Em um panfleto distribuído durante o protesto, assinado pelo Movimento Aquilombar, Coletivo Rebeldia, Movimento Mulheres em Luta e Secretaria de Negras e Negros do PSTU, foram apresentadas algumas propostas.

Entre elas estão:

  • Implantação de câmeras de monitoramento em todos os polícias.
  • Controle social das polícias pelas organizações populares, com direito a eleição de seus comandantes, garantindo o direito de sindicalização e greve aos policiais.
  • Fim da falsa política de guerra às drogas.
  • Revogação da Lei de Drogas de 2016.
  • Descriminalização das drogas, para combater o narcotráfico.

Bernadete Pacífico, de 72 anos, liderança quilombola baiana e coordenadora da Coordenação Nacional de Articulação de Quilombos (Conaq), foi assassinada a tiros dentro da associação do Quilombo Pitanga dos Palmares, na noite de quinta-feira (17).

De acordo com a Secretaria da Segurança Pública da Bahia, dois homens, usando capacetes, entraram no imóvel onde estava Bernadete na cidade de Simões Filho, e efetuaram disparos com arma de fogo.

Até esta quinta-feira (24), uma semana após o homicídio, ninguém foi preso. Antes de ser assassinada, Mãe Bernadete pensou que os dois homens que invadiram a casa dela eram assaltantes.

A informação foi dada à polícia pelo neto da vítima, Wellington Gabriel de Jesus dos Santos, que estava na casa da avó, dentro do quilombo Pitanga dos Palmares, na noite do crime.

A vítima estava na companhia de três netos quando foi morta: Wellington, de 22 anos, que estava em um dos quartos da casa, e dois adolescentes de 13 e 12 anos, que estavam na sala com a avó. Ao ouvir batidas na porta, um dos adolescentes abriu e os suspeitos entraram na residência.

Ainda segundo Wellington, os homens pegaram o celular da avó e mandaram desbloquear o aparelho. Eles também roubaram os celulares dos dois adolescentes que estavam na sala e exigiram que fossem para um dos quartos da casa.

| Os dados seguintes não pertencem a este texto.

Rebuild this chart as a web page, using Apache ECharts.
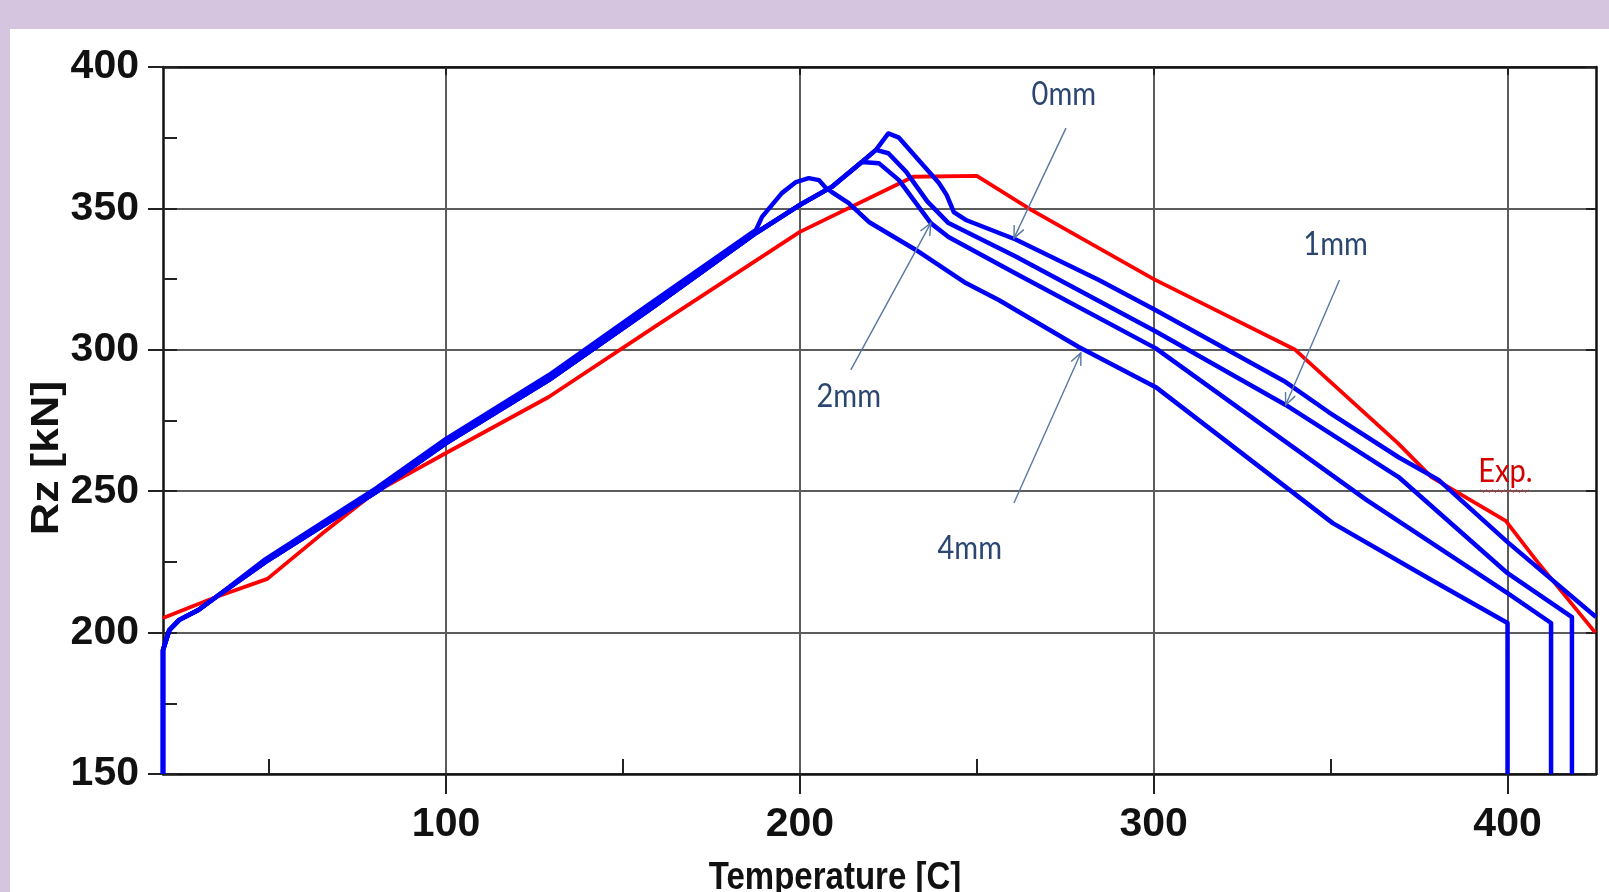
<!DOCTYPE html>
<html>
<head>
<meta charset="utf-8">
<script src="https://cdn.jsdelivr.net/npm/echarts@6.0.0/dist/echarts.min.js"></script>
<style>
  html, body { margin: 0; padding: 0; width: 1609px; height: 892px; overflow: hidden; background: #D6C5DF; }
  #chart { position: absolute; left: 10px; top: 29px; width: 1599px; height: 863px; background: #ffffff; }
</style>
</head>
<body>
<div id="chart"></div>
<script>
// Reaction force Rz versus temperature: test record (red) and four simulated gap sizes (blue).

// Experiment, [temperature C, Rz kN]
const expCurve = [
  [20, 205.2], [35, 212.6], [49.5, 219], [65, 235], [80, 249.7], [100, 263.5],
  [129, 283.3], [160, 309], [200, 341.7], [232, 361.2], [250, 361.5], [265.5, 349.4],
  [300, 325], [340, 300], [369, 267], [378.5, 255], [399.5, 239.5], [408, 225.7], [424.8, 200]
];

// Heating branch shared by the 0, 1 and 2 mm runs
const riseShared = [
  [20, 150], [20, 193.8], [21.8, 200.9], [24.6, 204.5], [30, 208], [35, 212.6],
  [49, 225], [63.3, 236.3], [80.2, 249.7], [100, 267], [129, 289.3], [157.3, 314],
  [187.6, 341.3], [199.7, 351], [209, 357.6], [217.5, 366.4]
];

// Heating branch of the 4 mm run
const rise4mm = [
  [20, 150], [20, 193.8], [21.8, 200.9], [24.6, 204.5], [30, 208], [35, 212.6],
  [49, 226], [63.3, 237.5], [80.2, 251], [100, 268.5], [129, 291], [157.3, 316], [187.6, 342.4]
];

// Peak and cooling branches
const tail0mm = [
  [221.5, 370.7], [225, 376.5], [228, 375], [233.6, 367], [239.3, 359], [241.5, 354.7],
  [243.5, 348.7], [246.9, 345.9], [261, 339], [284.5, 324.7], [300.6, 314], [337.3, 288.6],
  [349.4, 278], [369.2, 262], [380.5, 254], [400, 232], [425, 205.5]
];
const tail1mm = [
  [221.5, 370.7], [225, 369.5], [230, 363], [236, 352.5], [242, 344.8], [261, 333],
  [300.6, 306.5], [337.3, 280.5], [369.2, 255], [400, 221], [418.2, 205.5], [418.2, 150]
];
const tail2mm = [
  [222.3, 366], [228, 360], [237, 344.8], [242, 339.9], [261, 327], [300.6, 300.5],
  [360, 247], [400, 214], [412.3, 203.4], [412.3, 150]
];
const tail4mm = [
  [189.3, 347], [194.9, 355.4], [198.9, 359.3], [202.5, 360.7], [205.4, 360], [207.3, 357.3],
  [209, 355.8], [213.8, 351.9], [219.5, 345.2], [232.8, 335.3], [246.9, 323.6], [256.2, 317.6],
  [278.8, 301], [300.6, 286.8], [350.6, 238.7], [378.5, 218.6], [400, 203.4], [400, 150]
];

// Axis ticks
const xLabelTicks = [100, 200, 300, 400];
const xMinorTicks = [50, 150, 250, 350];

// Callout texts with label centre, arrow tail and arrow tip in data units
const callouts = [
  { text: '0mm', label: [274.6, 390.5], tail: [275.2, 378.4], tip: [260.5, 339.5] },
  { text: '1mm', label: [351.4, 337.4], tail: [352.5, 324.7], tip: [337.3, 280.5] },
  { text: '2mm', label: [213.8, 283.7], tail: [214.4, 292.9], tip: [237.0, 344.8] },
  { text: '4mm', label: [248.0, 229.9], tail: [260.5, 245.8], tip: [279.4, 298.9] }
];
const expLabel = { text: 'Exp.', label: [399.4, 257.2] };

const chart = echarts.init(document.getElementById('chart'), null, { renderer: 'canvas' });

const tickFont = "'Liberation Sans Narrow', 'Arial Narrow', 'Liberation Sans', Arial, sans-serif";
const frame = { color: '#111', width: 2.5 };
const gridLine = { color: '#5c5c5c', width: 2 };
const blue = '#0000F5';

function curve(name, pts, color, width) {
  return {
    name: name, type: 'line', data: pts, showSymbol: false, symbol: 'none',
    xAxisIndex: 0, yAxisIndex: 0, silent: true,
    lineStyle: { color: color, width: width, join: 'round' }, z: 5
  };
}

chart.setOption({
  animation: false,
  grid: { left: 153, right: 13, top: 38, bottom: 118, containLabel: false },
  xAxis: [
    {
      type: 'value', position: 'bottom', min: 20, max: 425,
      axisLine: { show: true, onZero: false, lineStyle: frame },
      axisTick: { show: true, customValues: xLabelTicks, inside: false, length: 20, lineStyle: { color: '#222', width: 2 } },
      axisLabel: { customValues: xLabelTicks, color: '#111', fontSize: 41, fontWeight: 'bold', fontFamily: tickFont, margin: 30 },
      splitLine: { show: true, lineStyle: gridLine }
    },
    {
      type: 'value', position: 'bottom', min: 20, max: 425,
      axisLine: { show: false, onZero: false },
      axisTick: { show: true, customValues: xMinorTicks, inside: true, length: 15, lineStyle: { color: '#222', width: 2 } },
      axisLabel: { show: false }, splitLine: { show: false }
    },
    {
      type: 'value', position: 'top', min: 20, max: 425,
      axisLine: { show: true, onZero: false, lineStyle: frame },
      axisTick: { show: true, customValues: xLabelTicks, inside: true, length: 8, lineStyle: { color: '#222', width: 2 } },
      axisLabel: { show: false }, splitLine: { show: false }
    }
  ],
  yAxis: [
    {
      type: 'value', position: 'left', min: 150, max: 400, interval: 50,
      axisLine: { show: true, onZero: false, lineStyle: frame },
      axisTick: { show: true, inside: false, length: 15, lineStyle: { color: '#222', width: 2 } },
      axisLabel: { color: '#111', fontSize: 41, fontWeight: 'bold', fontFamily: tickFont, margin: 24 },
      splitLine: { show: true, lineStyle: gridLine }
    },
    {
      type: 'value', position: 'left', min: 150, max: 400, interval: 50,
      axisLine: { show: false, onZero: false },
      axisTick: { show: true, inside: true, length: 14, lineStyle: { color: '#222', width: 2 } },
      minorTick: { show: true, splitNumber: 2, length: 14, lineStyle: { color: '#222', width: 2 } },
      axisLabel: { show: false }, splitLine: { show: false }
    },
    {
      type: 'value', position: 'right', min: 150, max: 400, interval: 50,
      axisLine: { show: true, onZero: false, lineStyle: frame },
      axisTick: { show: true, inside: true, length: 10, lineStyle: { color: '#222', width: 2 } },
      axisLabel: { show: false }, splitLine: { show: false }
    }
  ],
  series: [
    curve('Exp.', expCurve, '#FF0000', 3.8),
    curve('4mm', rise4mm.concat(tail4mm), blue, 4.5),
    curve('2mm', riseShared.concat(tail2mm), blue, 4.5),
    curve('1mm', riseShared.concat(tail1mm), blue, 4.5),
    curve('0mm', riseShared.concat(tail0mm), blue, 4.5)
  ]
});

// Axis titles, callouts and arrows placed from data coordinates
function px(p) { return chart.convertToPixel({ xAxisIndex: 0, yAxisIndex: 0 }, p); }

const graphics = [];
graphics.push({
  type: 'text', x: 38, y: 429, rotation: Math.PI / 2, scaleX: 1.18,
  style: { text: 'Rz [kN]', fontSize: 38, fontWeight: 'bold', fontFamily: "'Liberation Sans', Arial, sans-serif",
           fill: '#111', align: 'center', verticalAlign: 'middle', textAlign: 'center', textVerticalAlign: 'middle' }
});
graphics.push({
  type: 'text', x: 825, y: 849, scaleY: 1.2,
  style: { text: 'Temperature [C]', fontSize: 33, fontWeight: 'bold', fontFamily: "'Liberation Sans', Arial, sans-serif",
           fill: '#111', align: 'center', verticalAlign: 'middle', textAlign: 'center', textVerticalAlign: 'middle' }
});

const arrowColor = '#5877A2';
callouts.forEach(function (c) {
  const a = px(c.tail), b = px(c.tip);
  const ang = Math.atan2(b[1] - a[1], b[0] - a[0]);
  const L = 13, w = 0.42;
  const h1 = [b[0] - L * Math.cos(ang - w), b[1] - L * Math.sin(ang - w)];
  const h2 = [b[0] - L * Math.cos(ang + w), b[1] - L * Math.sin(ang + w)];
  graphics.push({ type: 'line', silent: true, z: 10,
    shape: { x1: a[0], y1: a[1], x2: b[0], y2: b[1] }, style: { stroke: arrowColor, lineWidth: 1.4 } });
  graphics.push({ type: 'polyline', silent: true, z: 10,
    shape: { points: [h1, b, h2] }, style: { stroke: arrowColor, lineWidth: 1.4, fill: null } });
  const t = px(c.label);
  graphics.push({ type: 'text', x: t[0], y: t[1], scaleY: 1.15, z: 10,
    style: { text: c.text, fontSize: 29, fontFamily: 'Lato, "Open Sans", sans-serif', fill: '#2A4670',
             align: 'center', verticalAlign: 'middle', textAlign: 'center', textVerticalAlign: 'middle' } });
});

// "Exp." tag with its wavy underline
const e = px(expLabel.label);
graphics.push({ type: 'text', x: e[0], y: e[1], scaleY: 1.15, z: 10,
  style: { text: expLabel.text, fontSize: 29, fontFamily: 'Lato, "Open Sans", sans-serif', fill: '#D40000',
           align: 'center', verticalAlign: 'middle', textAlign: 'center', textVerticalAlign: 'middle' } });
const wave = [];
for (let k = 0; k <= 16; k++) {
  wave.push([e[0] - 25 + k * 3, e[1] + 20 + (k % 2 ? 1.5 : -1.0)]);
}
graphics.push({ type: 'polyline', silent: true, z: 10, shape: { points: wave },
  style: { stroke: '#C03030', lineWidth: 1, fill: null } });

chart.setOption({ graphic: { elements: graphics } });
</script>
</body>
</html>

Depois disso, um dos homens foi até o quarto onde Wellington estava e o mandou deitar no chão. “Deite no chão, seu ‘viado'”, exigiu. Ao sair do cômodo, o homem fechou a porta.

Depois disso, o jovem ouviu diversos disparos. Quando saiu do quarto, encontrou a avó morta no chão da sala.

Sem telefone, Wellington utilizou o aplicativo de mensagens que estava aberto em seu computador para pedir socorro para pessoas que vivem no quilombo. Depois disso, ele deixou os familiares adolescentes com um vizinho e foi até o terreiro de Candomblé, que fica dentro do Pitanga dos Palmares, para ligar para a polícia.

Os suspeitos chegaram e saíram do quilombo de moto e, até esta segunda-feira, não foram identificados, nem encontrados. Segundo Wellington relatou no depoimento, eles tinham entre 20 e 25 anos, eram negros e usavam roupas pretas, capas de chuva e capacetes.

O caso é investigado por uma força-tarefa da Polícia Civil e também pela Polícia Federal. As corporações se reuniram para compartilhar informações.

Participaram do encontro o secretário de Segurança Pública da Bahia, Marcelo Werner, o superintendente Regional da Polícia Federal na Bahia, Flávio Albergaria, e a delegada-geral da Polícia Civil, Heloísa Brito. Nenhuma informação sobre o andamento das investigações foi divulgada.

Familiares relataram que Mãe Bernadete sofria ameaças há pelo menos dois meses. Ela falou sobre isso durante um encontro com a presidente do Supremo Tribunal Federal, Rosa Weber, em julho deste ano.

À polícia, Wellington relatou que não se lembra de ver a avó ser ameaçada, nem dela ter inimizades. Apesar disso, o jovem contou que Mãe Bernadete passou a ter “muitos medos” após a morte de Flávio Gabriel Pacifico dos Santos, conhecido como “Binho do Quilombo”, em 2017. Binho era filho de Bernadete e pai de Wellington.

Assim como a mãe, Binho morreu após ser baleado com diversos tiros dentro do quilombo. Seis anos após o crime, ninguém foi preso.

Linha de investigação

O governador da Bahia, Jerônimo Rodrigues, afirmou na segunda-feira que a Polícia Civil trabalha com três teses para o assassinato de Bernadete Pacífico.

De acordo com Jerônimo, as hipóteses de briga por território e intolerância religiosa são investigadas, mas a mais destacada pela Polícia Civil da Bahia é a de disputa de facções criminosas – uma tese bem divergente da apontada por especialistas em conflitos envolvendo quilombolas e pelos advogados da família de Bernadete.

O governador não explicou a relação do assassinato de Bernadete com o tráfico de drogas, já que a ialorixá e líder quilombola não tinha envolvimento com a criminalidade. Além disso, ela relatava, frequentemente, as ameaças que recebia de grileiros e madeireiros, que queriam extrair matéria prima ilegalmente na região do Quilombo Pitanga de Palmares, Área de Proteção Ambiental (APA) em que ela morava.